Exercise description: Scan the entries and tally the lines that include the string "chart". Reply with the figure alone.

┌──

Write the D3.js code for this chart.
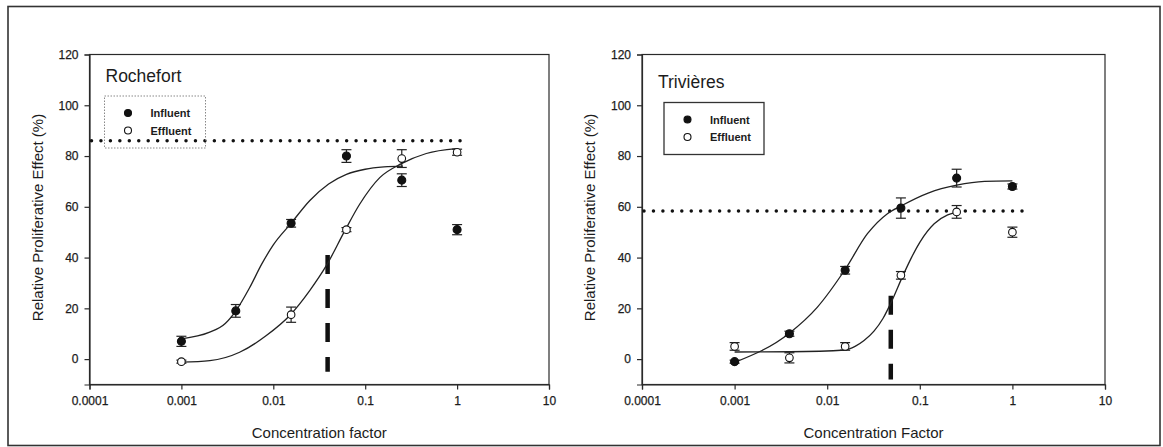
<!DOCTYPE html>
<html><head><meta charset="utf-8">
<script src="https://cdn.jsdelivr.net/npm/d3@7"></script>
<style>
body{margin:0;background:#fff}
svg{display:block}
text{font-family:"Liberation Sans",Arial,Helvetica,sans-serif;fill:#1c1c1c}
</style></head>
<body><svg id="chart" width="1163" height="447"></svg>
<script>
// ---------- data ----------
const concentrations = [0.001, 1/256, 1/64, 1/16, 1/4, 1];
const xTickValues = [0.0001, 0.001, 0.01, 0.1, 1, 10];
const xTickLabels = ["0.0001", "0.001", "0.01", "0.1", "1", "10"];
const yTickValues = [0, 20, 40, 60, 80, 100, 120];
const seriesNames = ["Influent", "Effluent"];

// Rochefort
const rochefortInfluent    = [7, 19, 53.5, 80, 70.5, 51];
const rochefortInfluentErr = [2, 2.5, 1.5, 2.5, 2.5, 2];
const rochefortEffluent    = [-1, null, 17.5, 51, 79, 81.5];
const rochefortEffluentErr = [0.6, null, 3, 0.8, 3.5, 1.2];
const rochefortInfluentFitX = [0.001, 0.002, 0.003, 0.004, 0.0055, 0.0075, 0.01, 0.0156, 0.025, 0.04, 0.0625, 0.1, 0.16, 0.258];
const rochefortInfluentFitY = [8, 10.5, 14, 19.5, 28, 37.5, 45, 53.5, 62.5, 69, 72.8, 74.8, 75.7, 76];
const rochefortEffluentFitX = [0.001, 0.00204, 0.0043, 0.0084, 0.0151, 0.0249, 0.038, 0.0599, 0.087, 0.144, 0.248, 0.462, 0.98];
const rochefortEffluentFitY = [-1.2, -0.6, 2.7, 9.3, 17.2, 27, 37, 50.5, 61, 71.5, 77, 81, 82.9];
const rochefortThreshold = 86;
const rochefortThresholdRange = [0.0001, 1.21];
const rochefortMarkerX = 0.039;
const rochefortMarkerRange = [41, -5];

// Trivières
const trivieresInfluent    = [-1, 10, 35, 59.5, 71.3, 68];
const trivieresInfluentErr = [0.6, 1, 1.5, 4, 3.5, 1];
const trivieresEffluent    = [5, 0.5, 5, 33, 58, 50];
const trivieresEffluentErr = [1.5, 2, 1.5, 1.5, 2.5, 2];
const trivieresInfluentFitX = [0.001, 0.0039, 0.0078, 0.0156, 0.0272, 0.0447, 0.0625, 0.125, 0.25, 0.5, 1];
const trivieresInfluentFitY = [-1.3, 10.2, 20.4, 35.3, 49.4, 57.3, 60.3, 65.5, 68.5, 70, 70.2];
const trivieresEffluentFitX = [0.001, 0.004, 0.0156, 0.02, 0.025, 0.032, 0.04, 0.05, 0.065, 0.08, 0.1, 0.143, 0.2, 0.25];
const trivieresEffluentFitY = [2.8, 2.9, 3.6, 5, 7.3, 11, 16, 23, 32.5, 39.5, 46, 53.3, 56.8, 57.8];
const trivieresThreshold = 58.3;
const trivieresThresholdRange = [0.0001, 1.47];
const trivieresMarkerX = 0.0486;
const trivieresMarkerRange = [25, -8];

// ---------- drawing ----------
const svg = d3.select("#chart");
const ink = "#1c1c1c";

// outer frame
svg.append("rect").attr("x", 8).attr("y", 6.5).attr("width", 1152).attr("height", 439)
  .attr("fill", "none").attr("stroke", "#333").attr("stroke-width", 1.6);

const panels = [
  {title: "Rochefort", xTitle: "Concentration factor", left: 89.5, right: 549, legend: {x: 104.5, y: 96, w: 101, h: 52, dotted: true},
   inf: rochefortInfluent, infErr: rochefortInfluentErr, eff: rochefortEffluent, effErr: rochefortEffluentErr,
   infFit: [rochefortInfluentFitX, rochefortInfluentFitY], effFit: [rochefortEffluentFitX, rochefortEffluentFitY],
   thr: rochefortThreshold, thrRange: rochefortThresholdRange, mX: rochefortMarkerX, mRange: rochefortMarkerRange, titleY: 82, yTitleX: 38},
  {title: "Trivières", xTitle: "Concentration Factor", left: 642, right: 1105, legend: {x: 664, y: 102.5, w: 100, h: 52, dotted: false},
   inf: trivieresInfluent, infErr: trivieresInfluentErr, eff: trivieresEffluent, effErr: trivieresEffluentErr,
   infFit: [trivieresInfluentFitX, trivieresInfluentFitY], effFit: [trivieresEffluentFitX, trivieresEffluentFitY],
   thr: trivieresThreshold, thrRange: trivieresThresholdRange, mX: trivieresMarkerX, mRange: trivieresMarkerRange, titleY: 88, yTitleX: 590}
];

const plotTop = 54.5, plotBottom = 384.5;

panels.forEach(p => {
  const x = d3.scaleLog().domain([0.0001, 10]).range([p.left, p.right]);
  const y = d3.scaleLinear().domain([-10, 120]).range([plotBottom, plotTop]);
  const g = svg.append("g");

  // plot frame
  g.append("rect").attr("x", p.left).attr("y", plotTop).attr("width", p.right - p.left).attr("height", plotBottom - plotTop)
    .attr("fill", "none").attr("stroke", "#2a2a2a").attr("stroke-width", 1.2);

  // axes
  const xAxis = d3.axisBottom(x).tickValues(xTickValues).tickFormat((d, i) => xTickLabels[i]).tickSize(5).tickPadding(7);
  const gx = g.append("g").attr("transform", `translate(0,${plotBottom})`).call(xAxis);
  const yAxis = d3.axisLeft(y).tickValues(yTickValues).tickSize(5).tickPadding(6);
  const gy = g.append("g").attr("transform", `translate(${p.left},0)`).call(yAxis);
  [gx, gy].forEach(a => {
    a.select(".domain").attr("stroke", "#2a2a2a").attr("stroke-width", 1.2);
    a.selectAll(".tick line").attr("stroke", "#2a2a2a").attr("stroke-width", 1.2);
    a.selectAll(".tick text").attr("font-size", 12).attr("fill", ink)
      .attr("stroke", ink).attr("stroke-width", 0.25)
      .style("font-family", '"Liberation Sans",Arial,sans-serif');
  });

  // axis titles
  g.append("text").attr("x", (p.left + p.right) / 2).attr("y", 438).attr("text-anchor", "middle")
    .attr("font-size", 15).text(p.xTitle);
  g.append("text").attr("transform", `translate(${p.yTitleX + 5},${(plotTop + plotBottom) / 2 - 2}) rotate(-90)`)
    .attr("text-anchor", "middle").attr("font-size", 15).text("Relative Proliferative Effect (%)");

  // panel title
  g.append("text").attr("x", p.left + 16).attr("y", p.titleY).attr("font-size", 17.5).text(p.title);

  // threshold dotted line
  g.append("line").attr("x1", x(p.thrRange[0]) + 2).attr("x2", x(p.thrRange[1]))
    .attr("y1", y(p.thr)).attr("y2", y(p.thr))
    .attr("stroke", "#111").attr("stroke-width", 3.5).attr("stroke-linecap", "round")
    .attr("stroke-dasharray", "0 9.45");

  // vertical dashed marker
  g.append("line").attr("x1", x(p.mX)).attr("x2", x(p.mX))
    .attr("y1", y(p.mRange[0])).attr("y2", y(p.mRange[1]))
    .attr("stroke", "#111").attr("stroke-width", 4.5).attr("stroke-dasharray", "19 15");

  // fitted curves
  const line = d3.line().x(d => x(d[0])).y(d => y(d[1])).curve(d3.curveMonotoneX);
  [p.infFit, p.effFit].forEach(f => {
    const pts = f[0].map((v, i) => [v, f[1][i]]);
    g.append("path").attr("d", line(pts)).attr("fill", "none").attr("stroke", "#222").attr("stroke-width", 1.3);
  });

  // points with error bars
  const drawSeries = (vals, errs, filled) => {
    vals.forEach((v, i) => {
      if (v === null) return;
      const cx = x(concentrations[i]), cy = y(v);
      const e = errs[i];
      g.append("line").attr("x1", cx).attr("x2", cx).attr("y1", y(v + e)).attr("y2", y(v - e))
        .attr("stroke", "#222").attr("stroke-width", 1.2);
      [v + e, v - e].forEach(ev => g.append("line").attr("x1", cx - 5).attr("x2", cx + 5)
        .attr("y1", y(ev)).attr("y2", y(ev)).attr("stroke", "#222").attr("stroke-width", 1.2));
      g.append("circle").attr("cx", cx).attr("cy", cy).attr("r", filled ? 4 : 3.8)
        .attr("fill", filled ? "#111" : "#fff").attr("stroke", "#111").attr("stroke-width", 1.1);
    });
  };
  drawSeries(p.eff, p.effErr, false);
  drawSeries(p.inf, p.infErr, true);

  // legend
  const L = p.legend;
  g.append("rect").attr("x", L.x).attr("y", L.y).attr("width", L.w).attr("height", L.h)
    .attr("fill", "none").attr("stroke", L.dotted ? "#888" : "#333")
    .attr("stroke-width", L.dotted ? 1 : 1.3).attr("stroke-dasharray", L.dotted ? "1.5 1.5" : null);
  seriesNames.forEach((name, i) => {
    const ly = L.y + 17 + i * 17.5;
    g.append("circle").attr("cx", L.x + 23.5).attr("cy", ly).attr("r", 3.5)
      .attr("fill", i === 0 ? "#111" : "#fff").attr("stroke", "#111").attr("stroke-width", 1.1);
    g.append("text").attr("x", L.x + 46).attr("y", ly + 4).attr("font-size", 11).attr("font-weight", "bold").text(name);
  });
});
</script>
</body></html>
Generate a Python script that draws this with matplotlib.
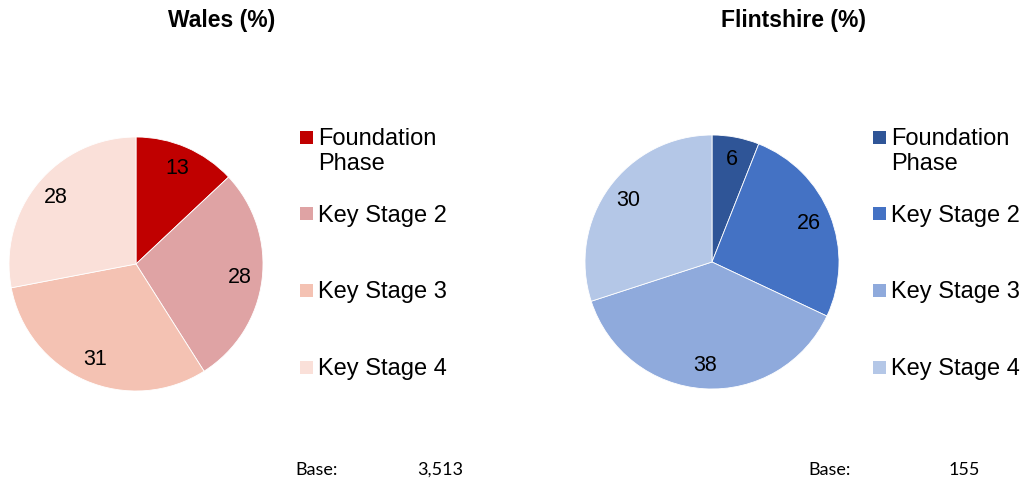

└──

Answer to this problem: 3